Vale Jim Keays. You signed your name on my left wrist about forty years ago, and for weeks and weeks afterwards I kept it there, with the occasional touch-up to keep it legible. I don’t remember ever washing it off- perhaps the summer spelled the end of it, or perhaps it began to look so over-written that it lacked authenticity. When I heard of your death last week, I realized that though the signature has faded, my affection for you hasn’t.
You burst into my life at the Banyule High School social, held at Scots Church Hall in Burgundy Street in 1969. Looking back, it must have been the junior social because Scots Church Hall was a small, rather unprepossessing hall where I had bumbled my way through calisthenics two years previously, and it couldn’t possibly have accommodated a school social for a school nearing 1000 students. Nor do I remember the presence of those impossibly cool 4th, 5th and 6th formers who drifted through the corridors so confidently who, had they been there, would have dominated any whole-school social event.
In your autobiography “His Master’s Voice” you described the mad rush on Friday and Saturday nights between locations at town halls and venues all over Melbourne in a manic round-robin with other bands of the day: Zoot, Town Criers, Axiom etc.. This mid-week gig wasn’t like that: you were the only act on stage and you stayed all night. You’d just released ‘5:10 Man’. And there I was, probably too shy and inhibited to dance, pressed up against the stage watching you gyrate in your skin-tight black leather outfits. In your book, you explained that you saved a fortune by not having your clothes ripped off every night. All I can think of now is that those leathers must have absolutely reeked. It was probably my first exposure to raw adult male sexuality, flaunted so provocatively.
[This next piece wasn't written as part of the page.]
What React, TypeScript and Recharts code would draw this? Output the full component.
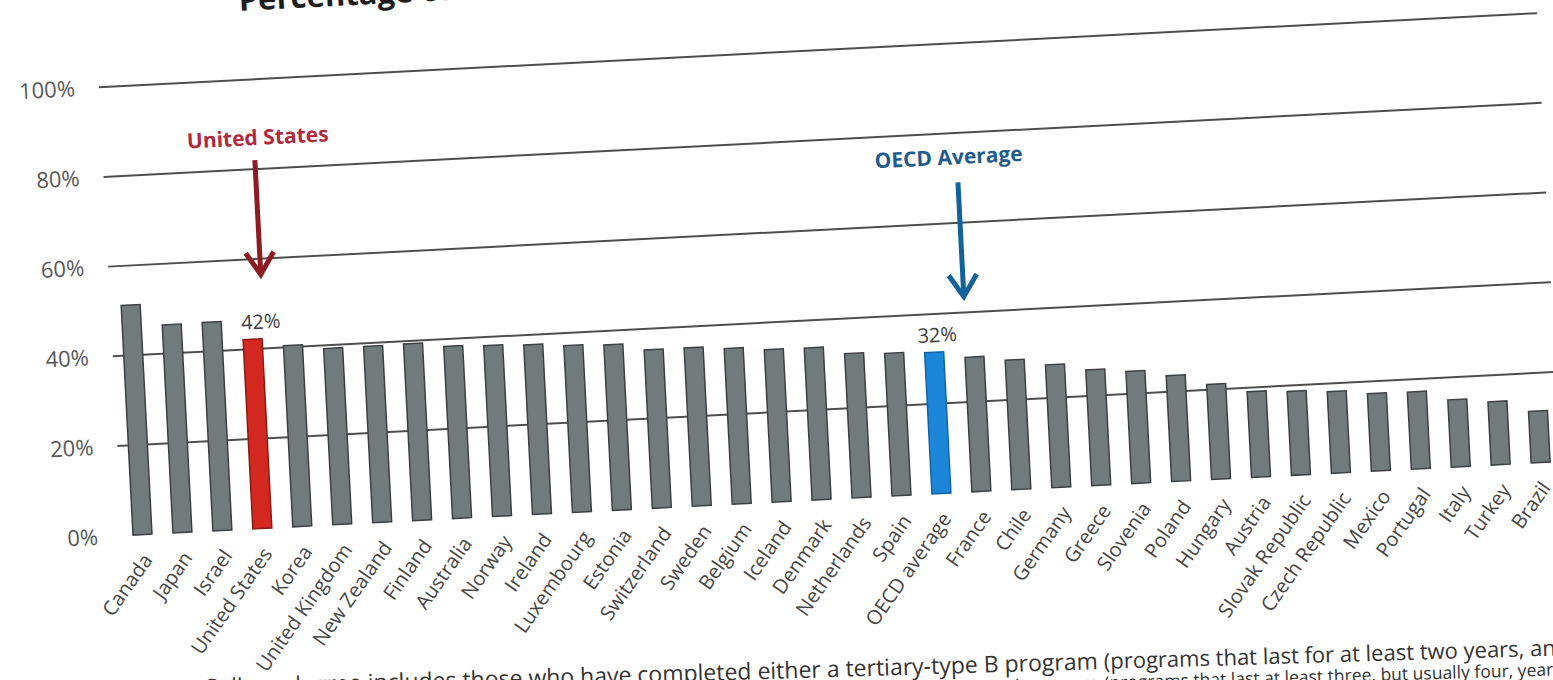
import React from 'react';
import { BarChart, Bar, XAxis, YAxis, CartesianGrid, Cell, LabelList, ReferenceLine, ReferenceDot } from 'recharts';

// countries in the order shown, share of adults with a college degree (%)
const countries = [
    'Canada', 'Japan', 'Israel', 'United States', 'Korea', 'United Kingdom', 'New Zealand', 'Finland',
    'Australia', 'Norway', 'Ireland', 'Luxembourg', 'Estonia', 'Switzerland', 'Sweden', 'Belgium',
    'Iceland', 'Denmark', 'Netherlands', 'Spain', 'OECD average', 'France', 'Chile', 'Germany',
    'Greece', 'Slovenia', 'Poland', 'Hungary', 'Austria', 'Slovak Republic', 'Czech Republic',
    'Mexico', 'Portugal', 'Italy', 'Turkey', 'Brazil',
];
const shares = [
    51.2, 46.4, 46.5, 42.2, 40.4, 39.3, 39.3, 39.4,
    38.4, 38.1, 37.8, 37.2, 36.9, 35.3, 35.3, 34.7,
    34.0, 33.9, 32.2, 31.8, 31.5, 30.0, 28.9, 27.4,
    25.8, 25.0, 23.6, 21.2, 19.1, 18.7, 18.2,
    17.3, 17.2, 15.0, 14.1, 11.5,
];
const yTicks = [0, 20, 40, 60, 80, 100];
const gridValues = [20, 40, 60, 80, 100];
const usName = 'United States';
const oecdName = 'OECD average';
// callout texts and the value levels they sit at
const usCallout = { text: 'United States', labelAt: 87, from: 82, to: 56.5 };
const oecdCallout = { text: 'OECD Average', labelAt: 74.7, from: 69, to: 43.5 };

const data = countries.map((c, i) => ({ country: c, share: shares[i] }));

const FONT = '"Open Sans", sans-serif';

const colorFor = (c: string) => {
    if (c === usName) return { fill: '#d3281f', stroke: '#8c1a14' };
    if (c === oecdName) return { fill: '#1c86d9', stroke: '#1463a6' };
    return { fill: '#727b7c', stroke: '#3c4143' };
};

const XTick = (props: any) => {
    const { x, y, payload } = props;
    const tx = x + 10;
    const ty = y + 26;
    return (
        <text x={tx} y={ty} transform={`rotate(-52, ${tx}, ${ty})`} textAnchor="end"
            fontSize={20} fill="#454545" fontFamily={FONT}>
            {payload.value}
        </text>
    );
};

const makeArrow = (color: string, dx: number) => (p: any) => {
    const x = p.x1 + dx;
    const y1 = p.y1;
    const y2 = p.y2;
    return (
        <g>
            <line x1={x} y1={y1} x2={x} y2={y2 - 3} stroke={color} strokeWidth={5} />
            <polyline points={`${x - 14},${y2 - 22} ${x},${y2} ${x + 14},${y2 - 22}`}
                fill="none" stroke={color} strokeWidth={5} strokeLinejoin="miter" />
        </g>
    );
};

const makeCalloutText = (text: string, color: string, dx: number) => (p: any) => (
    <text x={p.cx + dx} y={p.cy} dy="0.35em" textAnchor="middle" fontSize={21}
        fontWeight={700} fill={color} fontFamily={FONT}>
        {text}
    </text>
);

const ValueLabel = (props: any) => {
    const { x, y, width, value, index } = props;
    const c = countries[index];
    if (c !== usName && c !== oecdName) return null;
    const dx = c === usName ? 9 : 4;
    return (
        <text x={x + width / 2 + dx} y={y - 10} textAnchor="middle" fontSize={20}
            fill="#3f3f3f" fontFamily={FONT}>
            {`${Math.round(value)}%`}
        </text>
    );
};

const App: React.FC = () => {
    return (
        <div style={{ position: 'absolute', left: 0, top: 0, width: 1553, height: 680, overflow: 'hidden', background: '#fff' }}>
            <div style={{
                position: 'absolute', left: 0, top: 0, width: 1620, height: 760,
                transform: 'rotate(-2.95deg)', transformOrigin: '135px 535px',
            }}>
                <BarChart width={1620} height={760} data={data}
                    margin={{ top: 86, right: 58, bottom: 0, left: 0 }} barCategoryGap={0}>
                    <CartesianGrid vertical={false} horizontalValues={gridValues} stroke="#4e4e4e" strokeWidth={2} />
                    <XAxis dataKey="country" interval={0} height={225} tickSize={0} tickMargin={0}
                        axisLine={false} tickLine={false} tick={<XTick />} />
                    <YAxis type="number" domain={[0, 100]} ticks={yTicks} width={122}
                        axisLine={false} tickLine={false} tickSize={0} tickMargin={24}
                        tickFormatter={(v) => `${v}%`}
                        tick={{ fontSize: 22, fill: '#575757', fontFamily: FONT }} />
                    <Bar dataKey="share" barSize={19} strokeWidth={1.5} isAnimationActive={false}>
                        {data.map((d) => {
                            const col = colorFor(d.country);
                            return <Cell key={d.country} fill={col.fill} stroke={col.stroke} />;
                        })}
                        <LabelList dataKey="share" content={<ValueLabel />} />
                    </Bar>
                    <ReferenceLine
                        segment={[{ x: usName, y: usCallout.from }, { x: usName, y: usCallout.to }]}
                        shape={makeArrow('#8e1b22', 12)} />
                    <ReferenceDot x={usName} y={usCallout.labelAt} r={0}
                        shape={makeCalloutText(usCallout.text, '#b12a40', 16)} />
                    <ReferenceLine
                        segment={[{ x: oecdName, y: oecdCallout.from }, { x: oecdName, y: oecdCallout.to }]}
                        shape={makeArrow('#15629a', 33)} />
                    <ReferenceDot x={oecdName} y={oecdCallout.labelAt} r={0}
                        shape={makeCalloutText(oecdCallout.text, '#1f5b8c', 25)} />
                </BarChart>
                <svg width={1620} height={760} style={{ position: 'absolute', left: 0, top: 0, pointerEvents: 'none' }}>
                    <text x={266} y={17} fontSize={31} fontWeight={700} fill="#1d1d1d" fontFamily={FONT}>
                        Percentage of Adults with a College Degree
                    </text>
                    <g transform="rotate(1.25, 700, 705)">
                        <text x={1090} y={710} textAnchor="end" fontSize={23} fill="#333" fontFamily={FONT}>
                            Note: College degree includes those who have completed either a tertiary-type B program
                        </text>
                        <text x={1096} y={710} fontSize={22} fill="#333" fontFamily={FONT}>
                            (programs that last for at least two years, and are occupationally specific)
                        </text>
                        <text x={1090} y={730} textAnchor="end" fontSize={17.5} fill="#333" fontFamily={FONT}>
                            or a tertiary-type A program
                        </text>
                        <text x={1096} y={730} fontSize={17.5} fill="#333" fontFamily={FONT}>
                            (programs that last at least three, but usually four, years, and are largely theory-based).
                        </text>
                    </g>
                </svg>
            </div>
        </div>
    );
};

export default App;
And so began my Tuesday night ritual, walking around to the St James Rd shops to pick up Go Set to find out where your songs were on the charts and what you were up to this week. The St James Rd shops at that time boasted two milk-bars (the ‘top’ milk-bar and the ‘bottom’ milk-bar), a wool shop, a two-aisle grocers, a butcher, a hairdresser and a fruit shop. [Today, beyond a massage centre and a closed reptile shop, it’s all just small offices.] I received 25c pocket money a week, with which I could buy Go Set for 20c and twenty Tarzan jubes at four a cent. I’d walk home slowly, reading Go-Set as I went, with its very wonky printing, manic layout and its columns by Lily Brett and Molly Meldrum. Apparently, a friend tells me, I was enraged enough to write to Molly to take him to task for attacking you- something I have no memory of at all. Occasionally there would be a colour poster, and it would join the other pictures of you that I had sticky-taped onto the inside of my wardrobe door because I wasn’t allowed to sticky-tape pictures to the wall lest I damage the pink paint.
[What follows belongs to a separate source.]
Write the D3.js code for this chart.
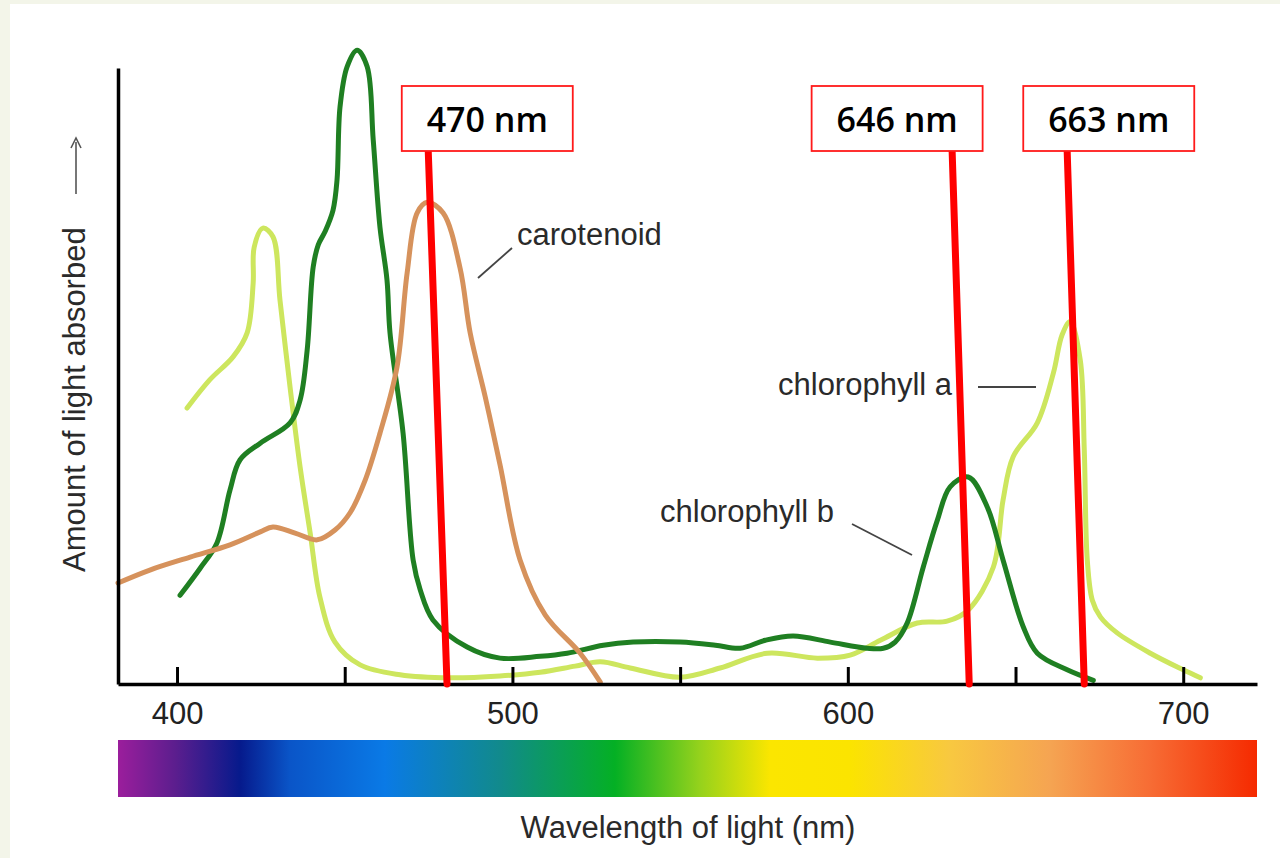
<!DOCTYPE html>
<html>
<head>
<meta charset="utf-8">
<script src="https://cdn.jsdelivr.net/npm/d3@7"></script>
<style>
  body { margin: 0; background: #f3f5e9; }
  svg { display: block; }
</style>
</head>
<body>
<div id="chart"></div>
<script>
// wavelength (nm) and relative absorbance
var chlANm  = [403.0, 409.8, 416.7, 420.9, 422.7, 423.0, 425.6, 428.6, 430.7, 433.7, 436.7, 439.7, 442.6, 447.1, 454.6, 466.5, 481.4, 496.3, 508.3, 518.7, 526.2, 535.1, 550.0, 561.9, 576.0, 590.9, 600.7, 609.7, 620.7, 629.6, 635.9, 643.4, 646.3, 649.3, 656.5, 661.3, 663.9, 666.3, 669.3, 670.5, 671.4, 672.9, 675.3, 680.3, 690.2, 700.0, 705.1];
var chlAVal = [44.8, 49.4, 53.1, 57.0, 65.1, 70.9, 74.0, 72.6, 62.3, 48.2, 35.2, 24.5, 14.1, 6.8, 3.1, 1.5, 1.0, 1.3, 1.9, 2.9, 3.6, 2.6, 1.1, 2.6, 5.0, 4.2, 4.7, 7.1, 9.9, 10.2, 12.0, 19.0, 29.9, 36.9, 42.4, 50.5, 56.7, 58.8, 52.6, 38.0, 20.1, 13.6, 10.9, 8.3, 5.0, 2.3, 1.0];

var chlBNm  = [400.9, 406.9, 411.9, 415.8, 418.8, 424.8, 433.7, 436.7, 438.8, 440.6, 442.1, 444.1, 446.5, 447.7, 448.6, 450.7, 453.7, 456.7, 458.5, 460.5, 462.6, 463.5, 467.4, 470.4, 472.5, 476.3, 486.5, 496.3, 508.3, 516.3, 527.1, 536.0, 550.0, 560.5, 567.9, 575.4, 583.7, 594.8, 605.8, 610.6, 614.1, 617.7, 622.5, 626.7, 630.5, 635.9, 641.6, 646.3, 652.3, 656.5, 665.4, 673.2];
var chlBVal = [14.4, 18.8, 22.9, 31.5, 36.4, 39.1, 42.4, 46.1, 54.2, 67.7, 71.3, 73.4, 76.9, 81.8, 93.7, 100.2, 102.9, 100.2, 88.3, 74.2, 65.6, 57.0, 40.7, 20.1, 15.3, 10.4, 6.0, 4.2, 4.5, 5.0, 6.3, 6.8, 6.8, 6.3, 5.8, 7.1, 7.8, 6.8, 5.8, 5.8, 6.8, 9.9, 19.0, 26.6, 32.0, 33.6, 28.7, 20.1, 9.3, 5.0, 2.3, 0.6];

var carNm  = [382.4, 391.9, 403.9, 415.8, 424.8, 428.6, 435.2, 441.8, 447.1, 451.6, 456.1, 460.5, 465.6, 468.6, 471.6, 474.6, 479.3, 484.4, 487.4, 491.9, 496.3, 502.3, 509.8, 520.2, 526.2];
var carVal = [16.4, 18.5, 20.6, 22.6, 24.7, 25.5, 24.5, 23.4, 25.0, 27.8, 33.1, 40.7, 51.5, 66.7, 76.5, 78.2, 76.5, 67.5, 57.0, 46.6, 35.6, 20.1, 11.2, 5.0, 0.3];

var tickValues = [400, 450, 500, 550, 600, 650, 700];
var tickLabels = ["400", "", "500", "", "600", "", "700"];

var spectrumNm     = [382.4, 399.4, 418.8, 433.7, 462.0, 496.3, 530.6, 556.0, 576.9, 600.7, 630.5, 660.4, 690.2, 722.0];
var spectrumColors = ["#9b1e9c", "#5c1e8e", "#061a8c", "#0a55c8", "#0a7ae6", "#118a8c", "#04b024", "#96d21c", "#fbe600", "#fbe400", "#f8c840", "#f5a452", "#f76c34", "#f52a00"];

var markerLabels   = ["470 nm", "646 nm", "663 nm"];
var markerTopNm    = [474.9, 631.1, 665.4];
var markerBottomNm = [480.5, 636.2, 670.5];
var markerBoxNm    = [492.5, 614.7, 677.8];

var W = 1280, H = 858;
var svg = d3.select("#chart").append("svg")
  .attr("width", W)
  .attr("height", H);

// slide background
svg.append("rect").attr("x", 10).attr("y", 4).attr("width", W - 10).attr("height", H - 4).attr("fill", "#fff");

var x = d3.scaleLinear().domain([382.4, 722]).range([118, 1257]);
var y = d3.scaleLinear().domain([0, 100]).range([684, 68]);

var line = d3.line()
  .x(function(d) { return x(d[0]); })
  .y(function(d) { return y(d[1]); })
  .curve(d3.curveCatmullRom.alpha(0.5));

function pairs(a, b) { return a.map(function(v, i) { return [v, b[i]]; }); }

//CURVES
var series = [
  {pts: pairs(chlANm, chlAVal), color: "#cde65e"},
  {pts: pairs(chlBNm, chlBVal), color: "#1f7f22"},
  {pts: pairs(carNm, carVal), color: "#d6925c"}
];
svg.selectAll("path.curve").data(series).enter().append("path")
  .attr("class", "curve")
  .attr("d", function(d) { return line(d.pts); })
  .attr("fill", "none")
  .attr("stroke", function(d) { return d.color; })
  .attr("stroke-width", 5)
  .attr("stroke-linecap", "round")
  .attr("stroke-linejoin", "round");

//AXES
var xAxis = d3.axisBottom(x)
  .tickValues(tickValues)
  .tickSizeInner(-17)
  .tickSizeOuter(0)
  .tickPadding(18)
  .tickFormat(function(d, i) { return tickLabels[i]; });

var gx = svg.append("g")
  .attr("transform", "translate(0," + y(0) + ")")
  .call(xAxis);
gx.select(".domain").attr("stroke", "#000").attr("stroke-width", 3.5);
gx.selectAll(".tick line").attr("stroke", "#000").attr("stroke-width", 3);
gx.selectAll(".tick text")
  .attr("fill", "#222")
  .style("font-family", "'Liberation Sans', Arial, sans-serif")
  .style("font-size", "31px");

var yAxis = d3.axisLeft(y).tickValues([]).tickSizeOuter(0);
var gy = svg.append("g")
  .attr("transform", "translate(118,0)")
  .call(yAxis);
gy.select(".domain").attr("stroke", "#000").attr("stroke-width", 3.5);

//AXIS TITLES
var labelFont = "'Liberation Sans', Arial, sans-serif";
svg.append("text")
  .attr("transform", "translate(85,572) rotate(-90)")
  .attr("fill", "#2a2a2a")
  .style("font-family", labelFont)
  .style("font-size", "31px")
  .text("Amount of light absorbed");

svg.append("line")
  .attr("x1", 76).attr("x2", 76).attr("y1", 194).attr("y2", 142)
  .attr("stroke", "#555").attr("stroke-width", 1.6);
svg.append("path")
  .attr("d", "M71,148 L76,138 L81,148")
  .attr("fill", "none").attr("stroke", "#555").attr("stroke-width", 1.6);

svg.append("text")
  .attr("x", 688).attr("y", 838)
  .attr("text-anchor", "middle")
  .attr("fill", "#2a2a2a")
  .style("font-family", labelFont)
  .style("font-size", "31px")
  .text("Wavelength of light (nm)");

//SPECTRUM BAR
var grad = svg.append("defs").append("linearGradient")
  .attr("id", "spectrum")
  .attr("x1", "0%").attr("x2", "100%").attr("y1", "0%").attr("y2", "0%");
grad.selectAll("stop").data(spectrumNm).enter().append("stop")
  .attr("offset", function(d) { return ((x(d) - x(382.4)) / (x(722) - x(382.4)) * 100) + "%"; })
  .attr("stop-color", function(d, i) { return spectrumColors[i]; });

svg.append("rect")
  .attr("x", x(382.4)).attr("y", 740)
  .attr("width", x(722) - x(382.4)).attr("height", 57)
  .attr("fill", "url(#spectrum)");

//CURVE NAMES
var notes = [
  {text: "carotenoid", x: 517, y: 245, l: [478, 278, 512, 248]},
  {text: "chlorophyll a", x: 778, y: 395, l: [978, 387, 1036, 387]},
  {text: "chlorophyll b", x: 660, y: 522, l: [852, 524, 912, 555]}
];
svg.selectAll("text.note").data(notes).enter().append("text")
  .attr("class", "note")
  .attr("x", function(d) { return d.x; })
  .attr("y", function(d) { return d.y; })
  .attr("fill", "#2a2a2a")
  .style("font-family", labelFont)
  .style("font-size", "31px")
  .text(function(d) { return d.text; });
svg.selectAll("line.note").data(notes).enter().append("line")
  .attr("class", "note")
  .attr("x1", function(d) { return d.l[0]; })
  .attr("y1", function(d) { return d.l[1]; })
  .attr("x2", function(d) { return d.l[2]; })
  .attr("y2", function(d) { return d.l[3]; })
  .attr("stroke", "#444").attr("stroke-width", 1.8);

//RED MARKERS
var boxW = 171, boxH = 65, boxTop = 86;
svg.selectAll("line.marker").data(markerLabels).enter().append("line")
  .attr("class", "marker")
  .attr("x1", function(d, i) { return x(markerTopNm[i]); })
  .attr("y1", boxTop + boxH)
  .attr("x2", function(d, i) { return x(markerBottomNm[i]); })
  .attr("y2", y(0))
  .attr("stroke", "#ff0000")
  .attr("stroke-width", 7)
  .attr("stroke-linecap", "round");

var boxes = svg.selectAll("g.marker").data(markerLabels).enter().append("g")
  .attr("class", "marker")
  .attr("transform", function(d, i) { return "translate(" + x(markerBoxNm[i]) + "," + boxTop + ")"; });
boxes.append("rect")
  .attr("x", -boxW / 2).attr("y", 0)
  .attr("width", boxW).attr("height", boxH)
  .attr("fill", "#fff")
  .attr("stroke", "#ff1a1a").attr("stroke-width", 1.8);
boxes.append("text")
  .attr("x", 0).attr("y", 46)
  .attr("text-anchor", "middle")
  .attr("fill", "#000")
  .style("font-family", "'Open Sans', 'Noto Sans', sans-serif")
  .style("font-weight", "600")
  .style("font-size", "34px")
  .text(function(d) { return d; });
</script>
</body>
</html>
You’d appear on television, all decked out in your leathers, miming away to your own songs on Up-Tight and Happening 70, shambolic four-hour shows on a Saturday morning that became a much-missed feature once I got a Saturday-morning job at a hardware store.
I joined the Masters Apprentices fan-club and each afternoon arrived home from school hoping that there would be a newsletter. There rarely was, although when one finally did arrive, it was a bulky, typewritten, black-and-white roneo-d and stapled production that gave much pleasure. At one stage ‘Denise, Di and Mrs G.’ put on a function at their house in the eastern suburbs somewhere (Bayswater maybe?) and what seemed like hundreds of girls crammed into their small house, spilling out into the backyard with a fibro garage. Some time later there was another function, this time at Croydon Park, and this time I achieved my dearest wish- you kissed me (along with hundreds of other clamouring fans).
I bought your 45s as soon as they were released and eagerly awaited your L.P. Masterpiece – the first full-price ($5.95) L.P I ever purchased (having been lured until then by the K-Tel Happening Hits compilations). But I must admit that a little bit of the magic must have been fading by now. I can remember listening to the track ‘Titanic’, with the unforgettable chorus
Ti-tan- IC! Ti-tan- IC! Ti-tan- IC!
The unsinkable sank.
The sound of bubbles being blown into a glass of the water as the song faded out was a whimsical touch that even then struck me as rather ridiculous.
Then you went to England, and although Go-Set continued to report on you, you sailed out of my life. But I still always followed your career, and was delighted to re-encounter you at Melbourne Zoo as part of Cotton, Keays and Morris, and again right in my own home territory at Sills Bend, just down the street from that Scots Church gig some forty years earlier. By now you were one of the elder statesmen of the 1970s rock scene, and performing in combination with Darryl Cotton (now also deceased) and Russell Morris (who just keeps getting better and better), I think that I was more appreciative of your talent than I ever was at the time. You’ve been ill for a number of years, but still rocking on, almost right to the end. You recently described your music as ‘garage punk’ and I look back at myself in wonder that I could ever have enjoyed such a genre.
So, thank you Jim Keays. My fourteen-year-old self adored you; my fifty-something self admires you, and we both regret your passing.